# YOUR OBJECTIVE
Nothing but the lines from the top of the data to the line holding "var yTicks = [-40, -20, 0, 20, 40, 60, 80, 100];" should be printed, word for word and both ends included; leave the pictures out.

# SOURCE DATA
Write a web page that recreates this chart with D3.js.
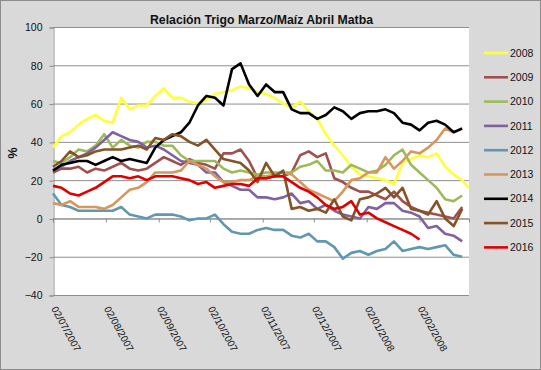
<!DOCTYPE html>
<html>
<head>
<meta charset="utf-8">
<script src="https://cdn.jsdelivr.net/npm/d3@7"></script>
<style>
body { margin: 0; background: #d9d9d9; }
svg { display: block; font-family: "Liberation Sans", Arial, sans-serif; }
</style>
</head>
<body>
<svg id="chart"></svg>
<script>
//Sampling dates (every 5 days) shared by all the series.
var dates = [
  "2007-07-02","2007-07-07","2007-07-12","2007-07-17","2007-07-22","2007-07-27",
  "2007-08-01","2007-08-06","2007-08-11","2007-08-16","2007-08-21","2007-08-26","2007-08-31",
  "2007-09-05","2007-09-10","2007-09-15","2007-09-20","2007-09-25","2007-09-30",
  "2007-10-05","2007-10-10","2007-10-15","2007-10-20","2007-10-25","2007-10-30",
  "2007-11-04","2007-11-09","2007-11-14","2007-11-19","2007-11-24","2007-11-29",
  "2007-12-04","2007-12-09","2007-12-14","2007-12-19","2007-12-24","2007-12-29",
  "2008-01-03","2008-01-08","2008-01-13","2008-01-18","2008-01-23","2008-01-28",
  "2008-02-02","2008-02-07","2008-02-12","2008-02-17","2008-02-22","2008-02-27",
  "2008-03-02"
];

//Tick labels of the horizontal axis.
var tickDates = ["2007-07-02","2007-08-02","2007-09-02","2007-10-02","2007-11-02",
  "2007-12-02","2008-01-02","2008-02-02"];
var yTicks = [-40, -20, 0, 20, 40, 60, 80, 100];

//One array of values (%) per campaign, null where the series has ended.
var s2008 = [37,43,45,49,52,54,51,50,63,57,59,59,64,68,63,63,61,60,62,65,66,67,69,68,66,
  65,63,60,58,61,56,52,44,38,33,27,23,22,21,20,18,29,31,33,32,34,27,23,20,16];
var s2009 = [24,26,26,27,24,26,25,27,29,26,25,26,29,32,30,28,31,29,28,26,34,34,36,30,21,
  21,22,22,24,33,35,32,34,21,19,16,14,14,12,10,14,9,6,4,3,2,1,0,6,null];
var s2010 = [30,29,32,36,35,38,44,37,41,38,37,40,40,38,38,33,30,30,30,30,26,24,25,24,23,
  24,24,24,24,27,28,30,25,25,24,28,26,24,25,28,33,36,28,24,20,16,10,9,12,null];
var s2011 = [25,27,30,32,34,37,41,45,43,41,40,37,38,36,33,30,29,28,24,24,19,17,15,15,11,
  11,10,11,13,8,9,5,7,4,2,1,0,6,5,8,8,4,3,1,-5,-4,-8,-9,-12,null];
var s2012 = [13,7,6,4,4,4,4,4,6,2,1,0,2,2,2,1,-1,0,0,2,-3,-7,-8,-8,-6,
  -5,-6,-6,-9,-10,-8,-12,-12,-15,-21,-18,-17,-19,-17,-16,-12,-17,-16,-15,-16,-15,-14,-19,-20,null];
var s2013 = [8,7,9,6,6,6,5,7,11,15,16,19,24,24,24,25,30,28,26,22,19,19,20,20,22,
  22,23,24,23,19,15,13,11,9,14,20,21,24,24,32,26,30,35,34,37,41,47,45,null,null];
var s2014 = [25,28,29,30,30,28,30,32,30,31,30,29,37,41,43,45,50,59,64,63,59,78,81,70,64,
  70,66,66,57,55,55,52,54,58,56,52,55,56,56,57,55,50,49,46,50,51,49,45,47,null];
var s2015 = [27,30,35,32,33,35,36,36,36,37,38,36,42,41,44,43,40,38,41,36,31,30,29,25,19,
  29,22,25,5,6,4,5,3,10,1,-1,10,11,13,16,11,16,5,4,2,9,0,-4,5,null];
var s2016 = [17,16,13,12,14,16,19,22,22,21,22,20,22,22,22,21,20,18,19,16,17,18,18,17,21,
  21,22,22,19,16,14,11,7,5,6,9,2,3,0,-2,-4,-6,-8,-11,null,null,null,null,null,null];

var years = ["2008","2009","2010","2011","2012","2013","2014","2015","2016"];
var seriesValues = [s2008, s2009, s2010, s2011, s2012, s2013, s2014, s2015, s2016];
var colors = ["#FFFF3A","#A0504E","#9BBB59","#7F62A0","#6197B0","#D7965C","#000000","#855326","#E00000"];

var W = 541, H = 370;
var plot = {left: 53, right: 469, top: 27, bottom: 295};

var svg = d3.select("#chart").attr("width", W).attr("height", H);

//Outer chart area.
svg.append("rect")
  .attr("x", 0.5).attr("y", 0.5)
  .attr("width", W - 1).attr("height", H - 1)
  .attr("fill", "#d9d9d9")
  .attr("stroke", "#8c8c8c");

//Plot area.
svg.append("rect")
  .attr("x", plot.left).attr("y", plot.top)
  .attr("width", plot.right - plot.left).attr("height", plot.bottom - plot.top)
  .attr("fill", "#ffffff");

var parse = d3.timeParse("%Y-%m-%d");
var x = d3.scaleTime()
  .domain([parse("2007-07-02"), parse("2008-03-02")])
  .range([plot.left, plot.right]);
var y = d3.scaleLinear().domain([-40, 100]).range([plot.bottom, plot.top]);

//Gridlines.
svg.append("g")
  .selectAll("line")
  .data(yTicks)
  .enter().append("line")
    .attr("x1", plot.left).attr("x2", plot.right)
    .attr("y1", d => y(d) + 0.5).attr("y2", d => y(d) + 0.5)
    .attr("stroke", "#8e8e8e")
    .attr("stroke-width", 1);

//Vertical axis.
var yAxis = svg.append("g")
  .attr("transform", "translate(" + (plot.left + 0.5) + ",0.5)")
  .call(d3.axisLeft(y).tickValues(yTicks).tickSize(4).tickPadding(7));
yAxis.select(".domain").attr("stroke", "#8e8e8e");
yAxis.selectAll(".tick line").attr("stroke", "#8e8e8e");
yAxis.selectAll(".tick text")
  .attr("font-family", "Liberation Sans, Arial, sans-serif")
  .attr("font-size", 10.5)
  .attr("fill", "#111");

//Horizontal axis line at zero, with month ticks pointing down.
var xAxis = svg.append("g")
  .attr("transform", "translate(0," + (Math.round(y(0)) + 0.5) + ")")
  .call(d3.axisBottom(x).tickValues(tickDates.map(parse)).tickSize(4).tickFormat(""));
xAxis.select(".domain").attr("stroke", "#8e8e8e");
xAxis.selectAll(".tick line").attr("stroke", "#8e8e8e");

//Tick labels sit below the plot area, rotated.
var fmt = d3.timeFormat("%d/%m/%Y");
svg.append("g")
  .selectAll("text")
  .data(tickDates.map(parse))
  .enter().append("text")
    .attr("transform", d => "translate(" + (x(d) + 1) + ",307) rotate(61)")
    .attr("dy", "0.35em")
    .attr("font-size", 10)
    .attr("fill", "#111")
    .text(d => fmt(d));

//Axis title.
svg.append("text")
  .attr("transform", "translate(17,153) rotate(-90)")
  .attr("text-anchor", "middle")
  .attr("font-size", 12.5)
  .attr("font-weight", "bold")
  .attr("fill", "#111")
  .text("%");

//Chart title.
svg.append("text")
  .attr("x", 261.5).attr("y", 23.5)
  .attr("text-anchor", "middle")
  .attr("font-size", 13.5)
  .attr("font-weight", "bold")
  .attr("fill", "#111")
  .attr("textLength", 223)
  .attr("lengthAdjust", "spacingAndGlyphs")
  .text("Relación Trigo Marzo/Maíz Abril Matba");

//Series lines.
var line = d3.line()
  .defined(d => d.v !== null)
  .x(d => x(d.date))
  .y(d => y(d.v));

var series = years.map((yr, i) => ({
  year: yr,
  color: colors[i],
  points: dates.map((dt, j) => ({date: parse(dt), v: seriesValues[i][j]}))
}));

svg.append("g")
  .selectAll("path")
  .data(series)
  .enter().append("path")
    .attr("d", s => line(s.points))
    .attr("fill", "none")
    .attr("stroke", s => s.color)
    .attr("stroke-width", 2.6)
    .attr("stroke-linejoin", "round");

//Legend.
var legend = svg.append("g")
  .selectAll("g")
  .data(series)
  .enter().append("g")
    .attr("transform", (s, i) => "translate(484," + (53 + i * 24.3) + ")");
legend.append("line")
  .attr("x1", 0).attr("x2", 24)
  .attr("stroke", s => s.color)
  .attr("stroke-width", 2.6);
legend.append("text")
  .attr("x", 26)
  .attr("dy", "0.35em")
  .attr("font-size", 10.5)
  .attr("fill", "#111")
  .text(s => s.year);
</script>
</body>
</html>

# OUTPUT FOR THIS TASK
Write a web page that recreates this chart with D3.js.
<!DOCTYPE html>
<html>
<head>
<meta charset="utf-8">
<script src="https://cdn.jsdelivr.net/npm/d3@7"></script>
<style>
body { margin: 0; background: #d9d9d9; }
svg { display: block; font-family: "Liberation Sans", Arial, sans-serif; }
</style>
</head>
<body>
<svg id="chart"></svg>
<script>
//Sampling dates (every 5 days) shared by all the series.
var dates = [
  "2007-07-02","2007-07-07","2007-07-12","2007-07-17","2007-07-22","2007-07-27",
  "2007-08-01","2007-08-06","2007-08-11","2007-08-16","2007-08-21","2007-08-26","2007-08-31",
  "2007-09-05","2007-09-10","2007-09-15","2007-09-20","2007-09-25","2007-09-30",
  "2007-10-05","2007-10-10","2007-10-15","2007-10-20","2007-10-25","2007-10-30",
  "2007-11-04","2007-11-09","2007-11-14","2007-11-19","2007-11-24","2007-11-29",
  "2007-12-04","2007-12-09","2007-12-14","2007-12-19","2007-12-24","2007-12-29",
  "2008-01-03","2008-01-08","2008-01-13","2008-01-18","2008-01-23","2008-01-28",
  "2008-02-02","2008-02-07","2008-02-12","2008-02-17","2008-02-22","2008-02-27",
  "2008-03-02"
];

//Tick labels of the horizontal axis.
var tickDates = ["2007-07-02","2007-08-02","2007-09-02","2007-10-02","2007-11-02",
  "2007-12-02","2008-01-02","2008-02-02"];
var yTicks = [-40, -20, 0, 20, 40, 60, 80, 100];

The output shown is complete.